For the sample problem, let’s calculate the two-sided 99.9% tolerance limit at 90% confidence. From table A6, k=6.875, therefore, the tolerance limits are (81.17, 118.99). If the sample average ±3 sigma were used, then the limits of (91.83,108.33) would underestimate the tolerance limits. The k-factor approach is more accurate as it considers the variability in both the sample mean and standard deviation.
Conclusions
- The t-distribution is symmetric and provides statistical estimates of the population mean.
- The Chi-square distribution is right skewed and provides statistical estimates of the population standard deviation.
- K-factors based on the non-central t-distribution compensate for sample variation and provide statistically valid estimates of the population spread.

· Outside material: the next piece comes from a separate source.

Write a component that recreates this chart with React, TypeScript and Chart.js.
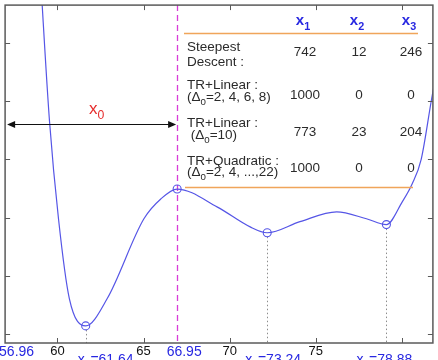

If you have any questions on this material, please ask in the feedback section. I promise to get back to you.
Dennis Craggs
810-964-1529
dlcraggs@me.com
Arin Holecek says
Hello, I visited the online statistics handbook referenced, but I do not see the tables that are mentioned. Instead there are equations for tolerance factor k. I am writing an article that will reference your article as well as the online handbook, but if there are tables still available I’d like to provide a specific link to those. Do you mind pointing me in the right direction?
Thank you so much,
Arin Holecek
Dennis Craggs says
I was using my personal copy of the handbook. However, anybody can purchase a copy on line from Amazon or other sources. To see a scanned image of the publication, follow this link: Experimental Statistics Manual 91
You browser window should show a table A-6, pages 446 and 447. Then, use the right arrow to shift the display to display the remaining pages of table A-6, pages 448 and 449. Right shift again to display table A-7, pages 450 and 451. Depending on your display, the table is very readable. To maximize the size use the button at the lower right.
Arin Holecek says
Thank you so much! I love your website! Many statistical subjects are elucidated beautifully.